**DIRECTIONS FOR THIS TASK:** Only the lines from the start of the data below through the line that contains "p.outline_line_width = 2" are to be copied, exactly and without pictures.

**INFORMATION SUPPLIED:**
________________________________________
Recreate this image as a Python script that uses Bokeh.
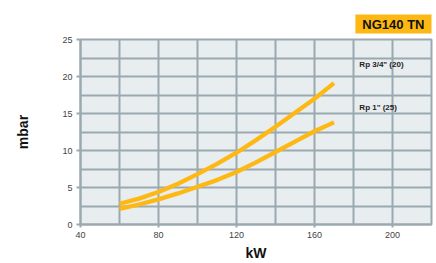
from bokeh.plotting import figure
from bokeh.models import Range1d, SingleIntervalTicker, Label, Title
from bokeh.embed import file_html
from bokeh.resources import INLINE

# data
flow_kw = [60, 70, 80, 90, 100, 110, 120, 130, 140, 150, 160, 170]
rp34_mbar = [2.8, 3.5, 4.4, 5.5, 6.8, 8.2, 9.7, 11.4, 13.2, 15.1, 17.0, 19.1]
rp1_mbar = [2.1, 2.7, 3.4, 4.2, 5.1, 6.0, 7.1, 8.4, 9.8, 11.2, 12.6, 13.8]
series_names = ['Rp 3/4" (20)', 'Rp 1" (25)']
label_pos_x = [183, 183]
label_pos_y = [21.6, 15.8]
title_text = "NG140 TN"

ORANGE = "#FDB813"
GRID = "#9AA9B0"
FONT = "Liberation Sans"

p = figure(width=436, height=263, output_backend="svg", toolbar_location=None,
           x_range=Range1d(40, 220), y_range=Range1d(0, 25),
           min_border_left=80, min_border_right=5, min_border_top=39, min_border_bottom=39)
p.background_fill_color = "#E8EDF0"
p.border_fill_color = "white"
p.outline_line_color = GRID
p.outline_line_width = 2

p.xaxis.ticker = SingleIntervalTicker(interval=40)
p.yaxis.ticker = SingleIntervalTicker(interval=5)
p.xgrid.ticker = SingleIntervalTicker(interval=20)
p.ygrid.ticker = SingleIntervalTicker(interval=2.5)
for g in (p.xgrid, p.ygrid):
    g.grid_line_color = GRID
    g.grid_line_width = 2
    g.grid_line_alpha = 1

for ax in (p.xaxis, p.yaxis):
    ax.axis_line_color = GRID
    ax.axis_line_width = 2
    ax.major_tick_line_color = GRID
    ax.major_tick_line_width = 2
    ax.major_tick_in = 0
    ax.minor_tick_line_color = None
    ax.major_label_text_font = FONT
    ax.major_label_text_font_size = "9px"
    ax.major_label_text_color = "#444444"
    ax.axis_label_text_font = FONT
    ax.axis_label_text_font_style = "bold"
    ax.axis_label_text_font_size = "14px"
    ax.axis_label_text_color = "#111111"

p.yaxis.major_tick_out = 4
p.yaxis.major_label_standoff = 4
p.yaxis.axis_label = "mbar"
p.yaxis.axis_label_standoff = 28
p.xaxis.major_tick_out = 3
p.xaxis.major_label_standoff = 3
p.xaxis.axis_label = "kW"
p.xaxis.axis_label_standoff = 4

p.line(flow_kw, rp34_mbar, line_color=ORANGE, line_width=4.3)
p.line(flow_kw, rp1_mbar, line_color=ORANGE, line_width=4.3)

for name, lx, ly in zip(series_names, label_pos_x, label_pos_y):
    p.add_layout(Label(x=lx, y=ly, text=name, text_font=FONT, text_font_style="bold",
                       text_font_size="8px", text_color="#222222", text_baseline="middle"))

p.add_layout(Title(text=title_text, align="right", text_font=FONT, text_font_style="bold",
                   text_font_size="13px", text_color="#111111",
                   background_fill_color=ORANGE, padding=[7, 2], standoff=12), "above")

open("out.html", "w").write(file_html(p, INLINE))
________________________________________
**OUTPUT OF THE EXERCISE:**
Recreate this image as a Python script that uses Bokeh.
from bokeh.plotting import figure
from bokeh.models import Range1d, SingleIntervalTicker, Label, Title
from bokeh.embed import file_html
from bokeh.resources import INLINE

# data
flow_kw = [60, 70, 80, 90, 100, 110, 120, 130, 140, 150, 160, 170]
rp34_mbar = [2.8, 3.5, 4.4, 5.5, 6.8, 8.2, 9.7, 11.4, 13.2, 15.1, 17.0, 19.1]
rp1_mbar = [2.1, 2.7, 3.4, 4.2, 5.1, 6.0, 7.1, 8.4, 9.8, 11.2, 12.6, 13.8]
series_names = ['Rp 3/4" (20)', 'Rp 1" (25)']
label_pos_x = [183, 183]
label_pos_y = [21.6, 15.8]
title_text = "NG140 TN"

ORANGE = "#FDB813"
GRID = "#9AA9B0"
FONT = "Liberation Sans"

p = figure(width=436, height=263, output_backend="svg", toolbar_location=None,
           x_range=Range1d(40, 220), y_range=Range1d(0, 25),
           min_border_left=80, min_border_right=5, min_border_top=39, min_border_bottom=39)
p.background_fill_color = "#E8EDF0"
p.border_fill_color = "white"
p.outline_line_color = GRID
p.outline_line_width = 2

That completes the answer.